# Jetseal 109,any good??



## country boy (Feb 21, 2011)

Having just been a wax man i'm tempted to try a sealant out and like the look of CG Jetseal. So a few questions for those that have used it,do you apply it just like a wax,can it be layered and how long to leave betwwen layers,is it durable enough to be used as a wheel sealant,what does it like to sit on i've got SRP,PB Blackhole and Dodo LP and would you wax over it or just leave as is (i've got Dodo Purple Haze and Megs NXT Tech 2 at the mo)??


----------



## nothelle (Apr 28, 2010)

It is a decent sealant, not too shabby but not great either. It'll look great with their CG5050/Pete 53 combo, but never like it too much on stand-alone basis.

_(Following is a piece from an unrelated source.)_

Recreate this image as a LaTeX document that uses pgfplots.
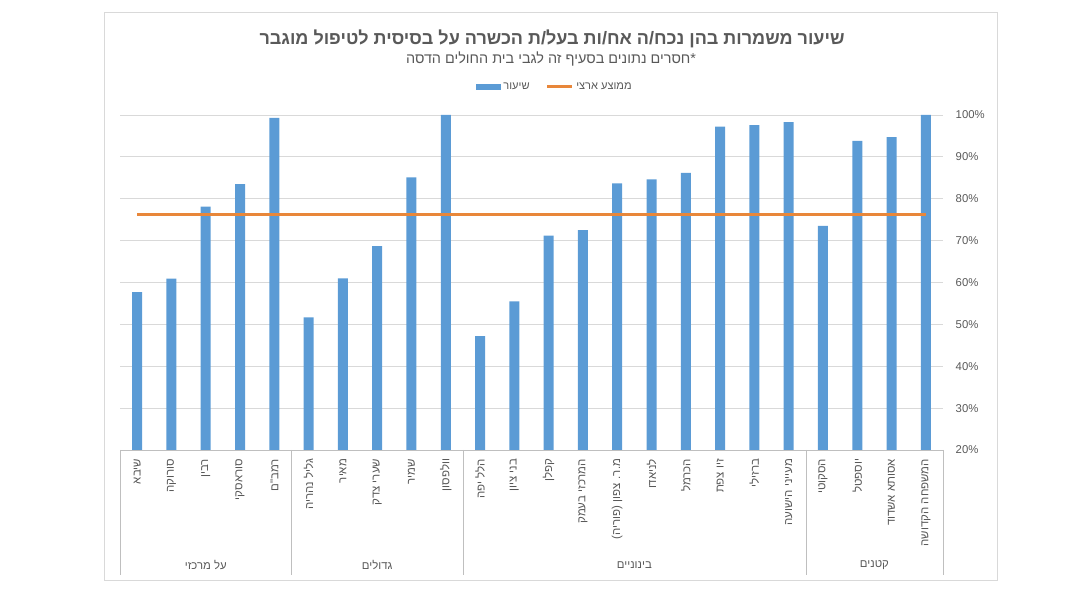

I usually wait 12hr between layer, 2 are the most that i've done so far, before adding either one of those CG nubas. Never tried glaze/prewax cleaner before so can't comment on it. Durability is standard as well, tried it on wheels and ended up using Optiseal instead, due to its durability.

If you can get a second hand JS on the trade section I'd go for it, but as far as purchasing a new one, you might be better off with other sealants like Blackfire, Menz Power Lock or Wolfgang DGPS.

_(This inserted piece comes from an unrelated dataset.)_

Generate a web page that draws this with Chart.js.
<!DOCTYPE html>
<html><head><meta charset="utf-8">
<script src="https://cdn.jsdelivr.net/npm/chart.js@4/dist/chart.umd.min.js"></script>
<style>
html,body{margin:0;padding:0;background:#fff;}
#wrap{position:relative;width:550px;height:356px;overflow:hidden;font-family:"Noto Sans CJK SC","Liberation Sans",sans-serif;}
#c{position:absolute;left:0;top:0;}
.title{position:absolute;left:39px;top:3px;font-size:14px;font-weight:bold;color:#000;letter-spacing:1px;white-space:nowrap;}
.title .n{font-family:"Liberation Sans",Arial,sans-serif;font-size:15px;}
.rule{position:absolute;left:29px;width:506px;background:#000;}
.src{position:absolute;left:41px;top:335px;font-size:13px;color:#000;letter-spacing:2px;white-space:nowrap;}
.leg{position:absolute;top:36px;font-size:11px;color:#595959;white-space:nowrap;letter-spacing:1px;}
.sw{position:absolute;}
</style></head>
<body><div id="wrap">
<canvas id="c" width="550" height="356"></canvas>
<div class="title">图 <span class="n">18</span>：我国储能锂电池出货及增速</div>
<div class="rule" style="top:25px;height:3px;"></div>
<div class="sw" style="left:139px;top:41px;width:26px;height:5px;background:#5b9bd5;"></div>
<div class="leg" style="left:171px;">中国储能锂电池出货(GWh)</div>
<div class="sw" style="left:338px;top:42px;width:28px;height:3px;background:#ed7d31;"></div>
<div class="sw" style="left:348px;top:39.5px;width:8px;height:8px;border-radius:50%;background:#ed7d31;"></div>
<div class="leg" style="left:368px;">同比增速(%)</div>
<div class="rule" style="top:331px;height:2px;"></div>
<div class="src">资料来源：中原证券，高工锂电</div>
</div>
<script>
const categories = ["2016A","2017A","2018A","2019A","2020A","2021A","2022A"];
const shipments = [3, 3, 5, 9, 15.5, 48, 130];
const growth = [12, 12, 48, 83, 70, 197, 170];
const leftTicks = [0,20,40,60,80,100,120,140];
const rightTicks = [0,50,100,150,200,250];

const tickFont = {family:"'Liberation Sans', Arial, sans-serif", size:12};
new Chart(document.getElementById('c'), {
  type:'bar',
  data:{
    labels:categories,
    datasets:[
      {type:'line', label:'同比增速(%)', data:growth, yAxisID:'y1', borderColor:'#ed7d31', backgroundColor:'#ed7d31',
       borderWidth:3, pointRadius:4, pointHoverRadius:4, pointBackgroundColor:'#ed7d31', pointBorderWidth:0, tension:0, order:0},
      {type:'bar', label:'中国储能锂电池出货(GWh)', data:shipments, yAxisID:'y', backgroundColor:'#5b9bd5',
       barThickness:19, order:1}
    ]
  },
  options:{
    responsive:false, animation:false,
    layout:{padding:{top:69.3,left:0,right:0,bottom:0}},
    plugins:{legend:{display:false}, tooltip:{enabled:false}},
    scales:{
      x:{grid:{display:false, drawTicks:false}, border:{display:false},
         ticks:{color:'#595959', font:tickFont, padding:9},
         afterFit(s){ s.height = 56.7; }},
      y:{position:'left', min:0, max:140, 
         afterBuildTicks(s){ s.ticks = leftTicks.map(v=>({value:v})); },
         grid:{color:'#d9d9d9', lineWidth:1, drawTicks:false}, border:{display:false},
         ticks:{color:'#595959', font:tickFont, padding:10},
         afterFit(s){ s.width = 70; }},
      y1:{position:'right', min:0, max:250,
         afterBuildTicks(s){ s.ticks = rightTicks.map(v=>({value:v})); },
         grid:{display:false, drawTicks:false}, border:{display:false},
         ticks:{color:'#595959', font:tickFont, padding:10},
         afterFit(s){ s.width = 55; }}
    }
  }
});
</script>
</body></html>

Oh yeah, if you have NXT tech 2, this probably a bit better on its gloss and durability. 

Happy detailing


----------



## Georgy (Mar 13, 2007)

I remember the days when everyone used to rave about JS 109 on wheels etc. It was the in thing.

I have a bottle, dont often use it but i'd say its a good product.


----------



## Dixondmn (Oct 12, 2007)

its ok, its a bit loveless to apply and buff. the recommended time between coats is about 20 mins iirc


----------



## chillly (Jun 25, 2009)

109 is one of my top products 2 layers 20 to 30 mins apart in warm weather looks wicked. Top it off with a wax and that will last you yonks. You wont use alot on your own car so try and pick some up in the forsales section. But if you have to buy a new one then its one to keep anyway imo:thumb:


----------



## Red_Cloverleaf (Jul 26, 2009)

chillly said:


> 109 is one of my top products 2 layers 20 to 30 mins apart in warm weather looks wicked. Top it off with a wax and that will last you yonks. You wont use alot on your own car so try and pick some up in the forsales section. But if you have to buy a new one then its one to keep anyway imo:thumb:


Agreed - it's a quality product and I actually prefer it to Blacklight.

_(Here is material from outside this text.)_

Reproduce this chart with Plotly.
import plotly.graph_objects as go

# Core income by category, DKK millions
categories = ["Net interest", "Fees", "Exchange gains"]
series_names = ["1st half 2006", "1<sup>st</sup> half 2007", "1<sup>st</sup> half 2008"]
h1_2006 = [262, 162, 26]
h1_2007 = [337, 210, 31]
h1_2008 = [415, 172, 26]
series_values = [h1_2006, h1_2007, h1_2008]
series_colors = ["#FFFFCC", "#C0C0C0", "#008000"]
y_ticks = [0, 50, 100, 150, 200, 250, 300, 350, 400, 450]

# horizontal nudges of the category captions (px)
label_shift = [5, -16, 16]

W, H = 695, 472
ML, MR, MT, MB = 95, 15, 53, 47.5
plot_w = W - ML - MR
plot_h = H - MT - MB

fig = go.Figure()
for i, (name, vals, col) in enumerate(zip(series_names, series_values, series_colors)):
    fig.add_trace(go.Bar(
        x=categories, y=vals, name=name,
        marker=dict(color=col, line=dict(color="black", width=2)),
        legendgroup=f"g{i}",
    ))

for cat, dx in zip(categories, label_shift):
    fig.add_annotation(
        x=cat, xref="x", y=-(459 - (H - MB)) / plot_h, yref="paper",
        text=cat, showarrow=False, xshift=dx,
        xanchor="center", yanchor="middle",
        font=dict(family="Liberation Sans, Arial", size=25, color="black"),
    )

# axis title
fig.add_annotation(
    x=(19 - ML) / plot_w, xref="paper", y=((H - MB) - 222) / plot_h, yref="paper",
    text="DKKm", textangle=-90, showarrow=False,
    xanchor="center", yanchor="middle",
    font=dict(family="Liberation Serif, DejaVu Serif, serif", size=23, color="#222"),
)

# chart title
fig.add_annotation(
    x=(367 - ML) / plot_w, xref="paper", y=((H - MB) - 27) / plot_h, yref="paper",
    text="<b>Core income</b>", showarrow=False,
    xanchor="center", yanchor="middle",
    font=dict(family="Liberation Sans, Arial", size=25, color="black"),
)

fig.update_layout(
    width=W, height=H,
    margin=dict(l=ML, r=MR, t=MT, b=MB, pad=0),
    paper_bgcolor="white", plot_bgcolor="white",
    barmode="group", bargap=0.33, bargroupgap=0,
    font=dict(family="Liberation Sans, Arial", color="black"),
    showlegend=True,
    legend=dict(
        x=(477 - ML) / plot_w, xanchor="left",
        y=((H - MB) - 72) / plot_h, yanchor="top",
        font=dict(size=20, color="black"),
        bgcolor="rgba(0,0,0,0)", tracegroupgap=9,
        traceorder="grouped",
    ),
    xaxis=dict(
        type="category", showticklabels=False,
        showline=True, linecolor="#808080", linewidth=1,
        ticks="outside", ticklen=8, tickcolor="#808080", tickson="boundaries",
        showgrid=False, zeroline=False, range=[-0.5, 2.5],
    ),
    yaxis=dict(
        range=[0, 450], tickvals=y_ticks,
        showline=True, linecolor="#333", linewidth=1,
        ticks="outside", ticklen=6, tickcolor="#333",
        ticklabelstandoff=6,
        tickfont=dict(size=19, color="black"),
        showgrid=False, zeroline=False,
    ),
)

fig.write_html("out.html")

I used 109 over the top of EZ Creme Glaze and underneath CG 50/50 wax, which gives a first class finish.


----------



## dwmc (Jun 6, 2010)

jetseal is a great product , often gets over looked these days but i use it regulary , as someone said you need to leave it on for 20 minutes before removing but use this time to give the interior a hoover or dress the trims ,


----------



## SimonBash (Jun 7, 2010)

Auto Finesse Tough Coat is even easier to apply making layering a doddle, have now dumped Jetseal in favour of this. Using up the last of the JS on wheels:thumb:


----------



## nick.s (Dec 21, 2009)

Jetseal 109.....brilliant product  I use it under a layer of 476s and DJ Diamond White, and get killer longevity. Great on wheels too


----------



## alan hanson (May 21, 2008)

ez creme plus jetseal awesome combo


----------



## turboyamaha (Nov 18, 2010)

Jetseal is a great sealant!!


----------



## VZSS250 (Jan 8, 2008)

Jetseal gives a great look but I have seen it fail too many times as a protection product. Its also a bit souless.


----------



## [FIN]Dani (May 20, 2011)

JS109 is one of my favorite sealant!


----------



## Obsessed Merc (Apr 10, 2011)

Red_Cloverleaf said:


> Agreed - it's a quality product and I actually prefer it to Blacklight.
> 
> I used 109 over the top of EZ Creme Glaze and underneath CG 50/50 wax, which gives a first class finish.


+1 on the above. I've given the blackfire kit to my brother...


----------



## ClioToby (Oct 22, 2009)

Its good. Not amazing.

Very easy to apply and remove. I just did a BMW X5 today, Wet mirror finish followed with Jetseal 109. 

Doesnt sheet incredibly quicky, doesnt really bead as such but it is a sealant. Durability seems to be quite good, and it looks good.


----------